Requirements – Reproduce exactly the lines below from the one containing "The picture is" through the one containing "import plotly.graph_objects as go", including both, and nothing else.

________________________

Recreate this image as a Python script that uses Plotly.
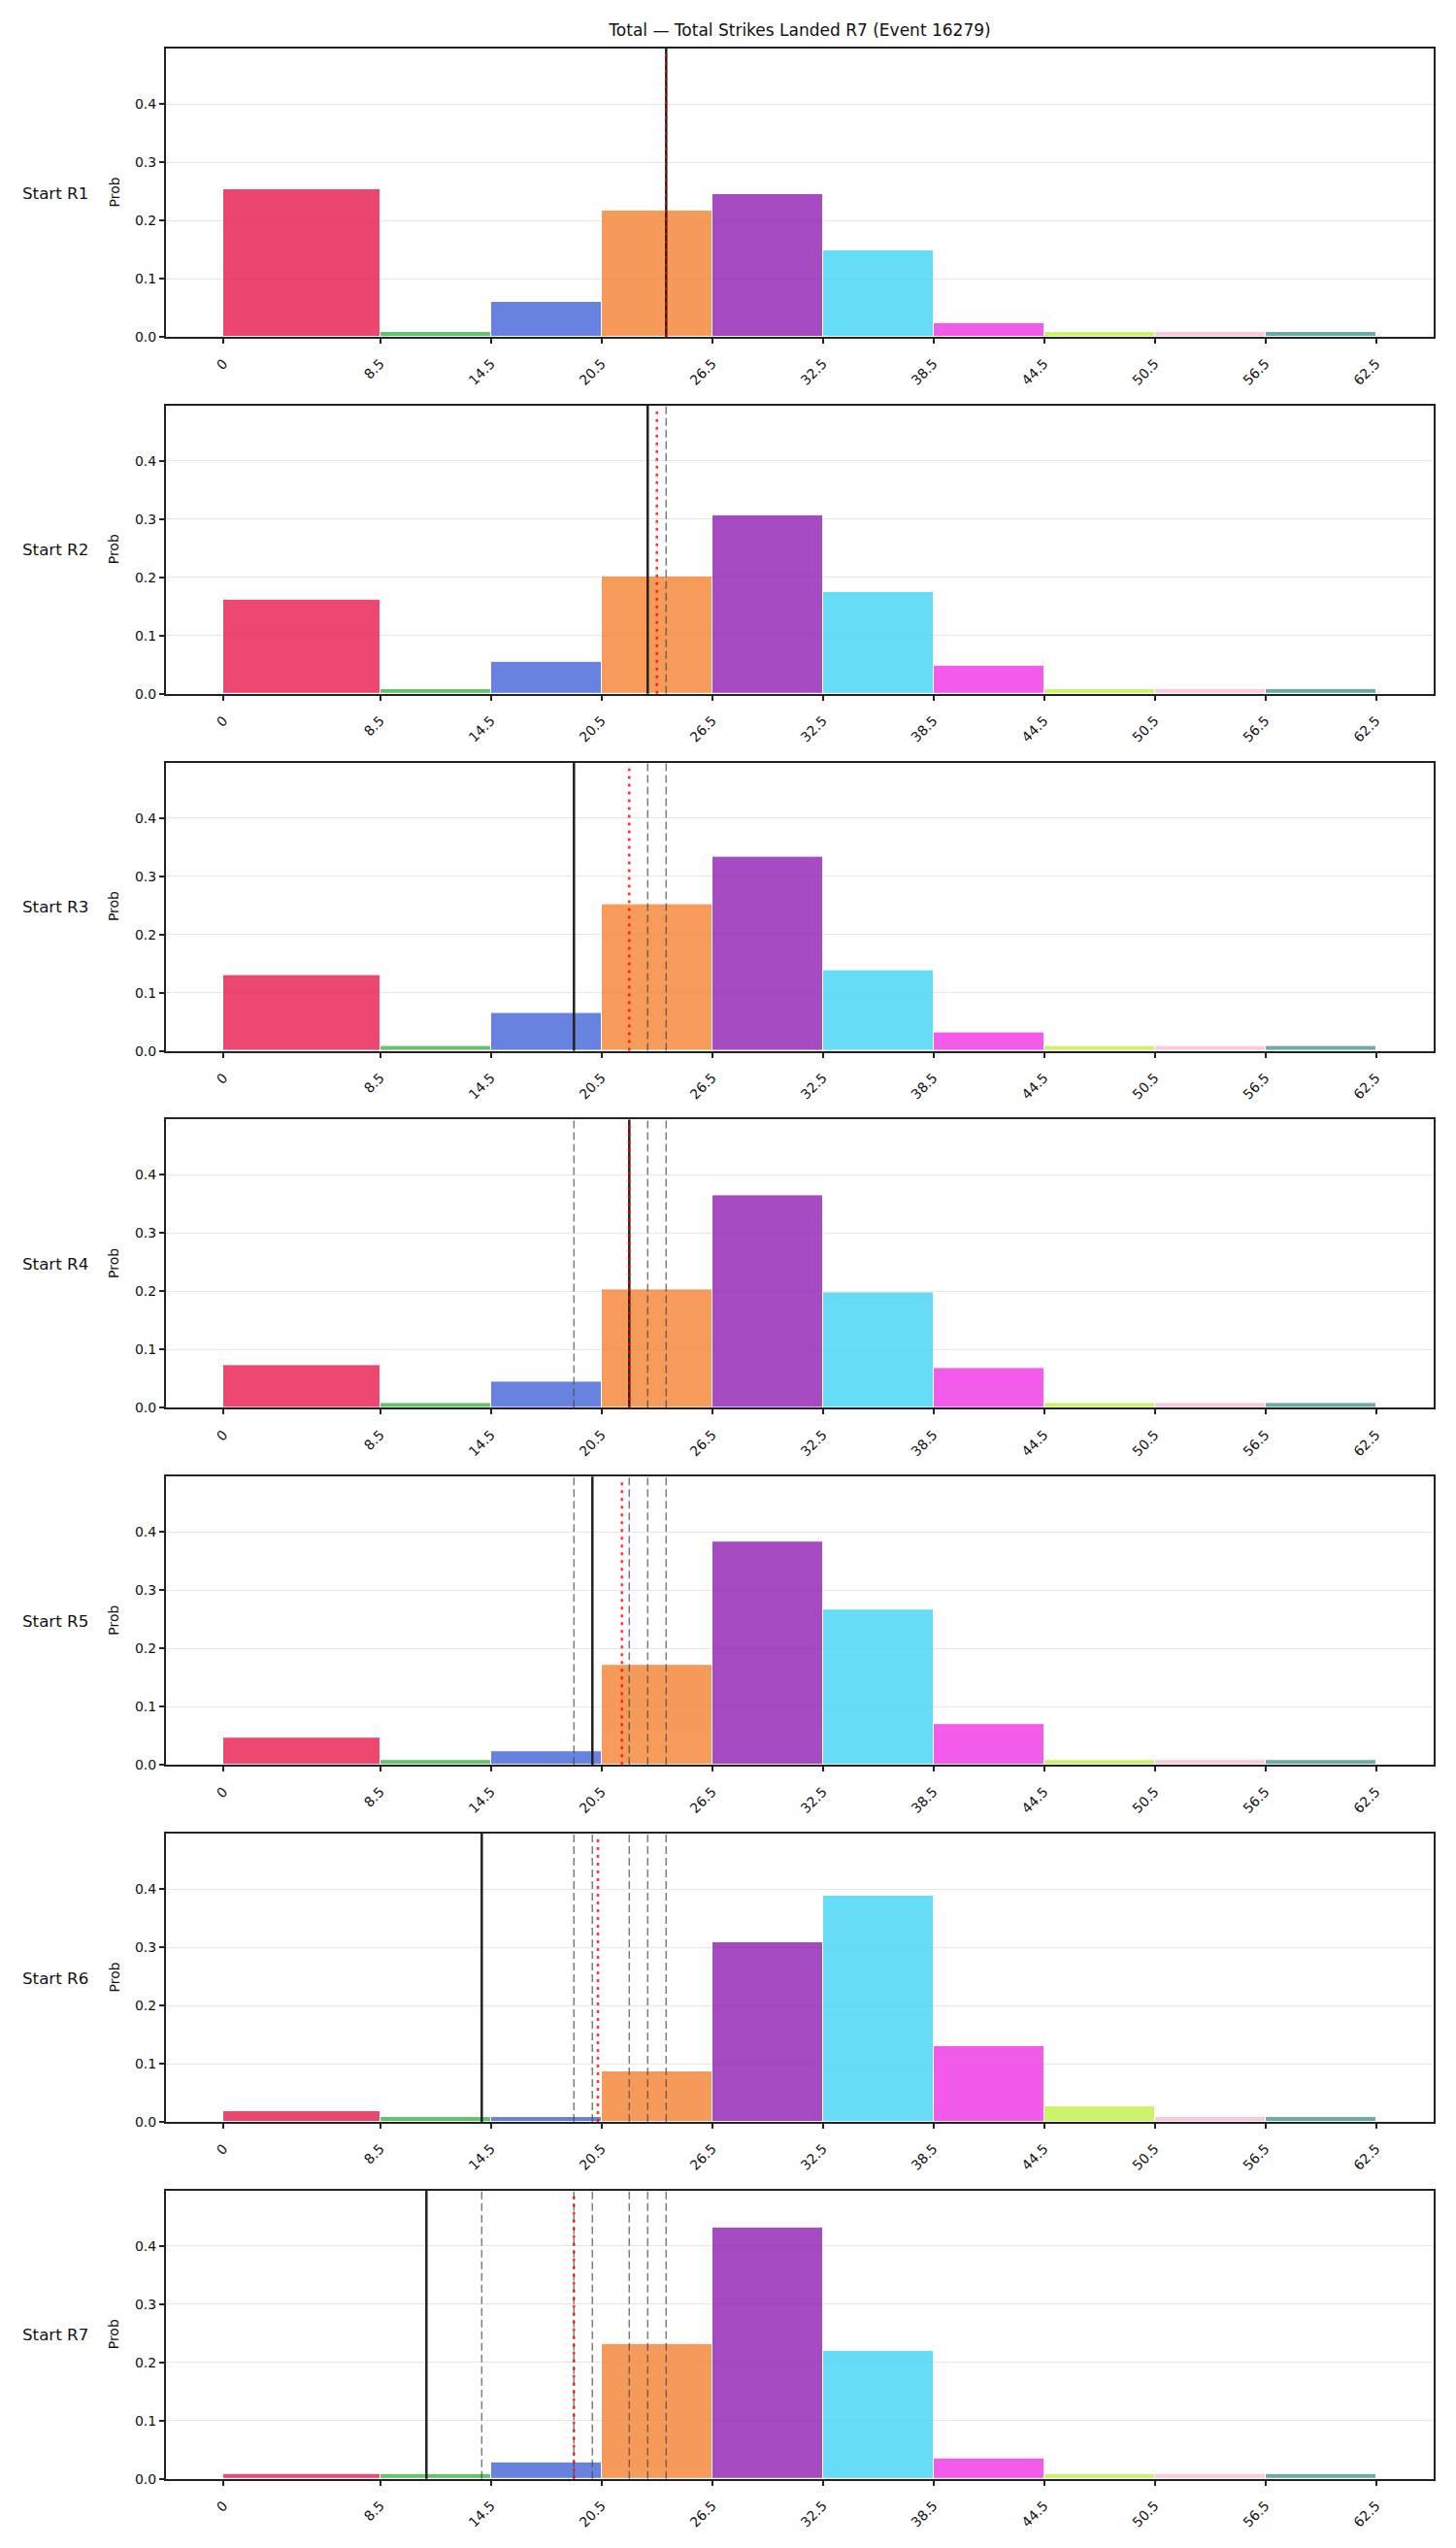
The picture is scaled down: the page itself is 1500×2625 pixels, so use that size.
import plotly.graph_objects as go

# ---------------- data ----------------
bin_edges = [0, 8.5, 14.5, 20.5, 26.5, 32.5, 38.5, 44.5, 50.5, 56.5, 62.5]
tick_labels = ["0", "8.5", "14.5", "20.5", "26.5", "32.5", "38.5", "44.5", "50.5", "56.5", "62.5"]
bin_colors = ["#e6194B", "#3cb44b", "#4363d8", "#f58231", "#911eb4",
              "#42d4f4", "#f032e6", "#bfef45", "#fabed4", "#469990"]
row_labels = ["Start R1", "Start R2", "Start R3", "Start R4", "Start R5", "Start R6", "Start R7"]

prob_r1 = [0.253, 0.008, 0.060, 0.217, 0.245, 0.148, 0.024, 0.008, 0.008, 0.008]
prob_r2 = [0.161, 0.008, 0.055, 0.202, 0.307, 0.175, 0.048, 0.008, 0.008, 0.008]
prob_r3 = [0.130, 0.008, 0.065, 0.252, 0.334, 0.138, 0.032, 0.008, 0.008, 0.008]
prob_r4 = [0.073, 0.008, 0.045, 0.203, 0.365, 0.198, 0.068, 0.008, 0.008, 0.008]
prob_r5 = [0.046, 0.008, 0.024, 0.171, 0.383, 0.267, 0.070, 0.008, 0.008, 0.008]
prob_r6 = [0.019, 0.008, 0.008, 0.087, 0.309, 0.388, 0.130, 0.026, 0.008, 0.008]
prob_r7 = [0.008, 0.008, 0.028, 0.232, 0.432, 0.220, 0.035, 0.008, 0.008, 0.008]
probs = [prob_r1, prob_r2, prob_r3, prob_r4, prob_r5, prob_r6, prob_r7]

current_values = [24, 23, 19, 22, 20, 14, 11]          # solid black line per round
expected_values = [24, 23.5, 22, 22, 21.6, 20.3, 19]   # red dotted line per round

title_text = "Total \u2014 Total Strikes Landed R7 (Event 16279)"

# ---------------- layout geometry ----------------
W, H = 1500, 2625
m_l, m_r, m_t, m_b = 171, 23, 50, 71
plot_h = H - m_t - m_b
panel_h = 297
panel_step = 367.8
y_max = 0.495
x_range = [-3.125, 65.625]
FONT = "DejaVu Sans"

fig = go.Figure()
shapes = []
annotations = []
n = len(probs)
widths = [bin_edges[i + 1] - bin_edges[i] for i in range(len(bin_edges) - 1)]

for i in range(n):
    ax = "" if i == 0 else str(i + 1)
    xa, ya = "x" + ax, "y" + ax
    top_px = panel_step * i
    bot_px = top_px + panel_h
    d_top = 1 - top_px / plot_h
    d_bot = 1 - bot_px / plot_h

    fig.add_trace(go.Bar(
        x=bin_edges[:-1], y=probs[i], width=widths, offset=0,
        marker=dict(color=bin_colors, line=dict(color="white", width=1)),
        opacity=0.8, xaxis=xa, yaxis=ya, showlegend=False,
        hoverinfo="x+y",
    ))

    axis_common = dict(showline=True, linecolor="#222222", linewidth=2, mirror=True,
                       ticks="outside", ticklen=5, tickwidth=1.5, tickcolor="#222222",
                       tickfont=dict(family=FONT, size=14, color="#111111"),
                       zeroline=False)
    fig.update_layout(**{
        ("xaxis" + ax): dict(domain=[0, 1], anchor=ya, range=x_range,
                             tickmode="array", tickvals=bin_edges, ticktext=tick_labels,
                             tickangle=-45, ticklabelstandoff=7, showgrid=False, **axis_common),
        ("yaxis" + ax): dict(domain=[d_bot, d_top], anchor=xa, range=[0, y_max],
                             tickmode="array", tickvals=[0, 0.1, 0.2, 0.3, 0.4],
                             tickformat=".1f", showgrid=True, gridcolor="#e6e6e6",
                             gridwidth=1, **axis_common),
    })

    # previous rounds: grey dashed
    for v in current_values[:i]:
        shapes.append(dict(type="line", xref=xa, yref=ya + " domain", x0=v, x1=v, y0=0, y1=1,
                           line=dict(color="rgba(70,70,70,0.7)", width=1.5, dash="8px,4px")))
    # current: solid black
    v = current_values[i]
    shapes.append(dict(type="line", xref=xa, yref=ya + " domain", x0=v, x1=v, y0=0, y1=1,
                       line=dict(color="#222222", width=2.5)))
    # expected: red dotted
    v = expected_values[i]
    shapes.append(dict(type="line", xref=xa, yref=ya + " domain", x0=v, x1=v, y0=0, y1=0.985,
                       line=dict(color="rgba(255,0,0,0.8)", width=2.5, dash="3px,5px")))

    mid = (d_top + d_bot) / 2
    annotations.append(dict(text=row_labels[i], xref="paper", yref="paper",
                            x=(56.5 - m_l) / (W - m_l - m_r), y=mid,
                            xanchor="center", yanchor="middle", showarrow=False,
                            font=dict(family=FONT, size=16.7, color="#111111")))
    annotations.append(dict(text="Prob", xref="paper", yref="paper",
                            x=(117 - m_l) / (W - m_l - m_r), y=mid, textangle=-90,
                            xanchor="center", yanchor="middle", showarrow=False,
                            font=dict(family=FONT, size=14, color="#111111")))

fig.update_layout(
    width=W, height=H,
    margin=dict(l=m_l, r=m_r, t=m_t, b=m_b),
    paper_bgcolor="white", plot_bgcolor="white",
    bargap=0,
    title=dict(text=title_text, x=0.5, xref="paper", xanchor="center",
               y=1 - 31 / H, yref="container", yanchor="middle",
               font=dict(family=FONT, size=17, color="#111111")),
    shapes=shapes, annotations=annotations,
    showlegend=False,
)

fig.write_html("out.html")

________________________

Finished exercise –
The picture is scaled down: the page itself is 1500×2625 pixels, so use that size.
import plotly.graph_objects as go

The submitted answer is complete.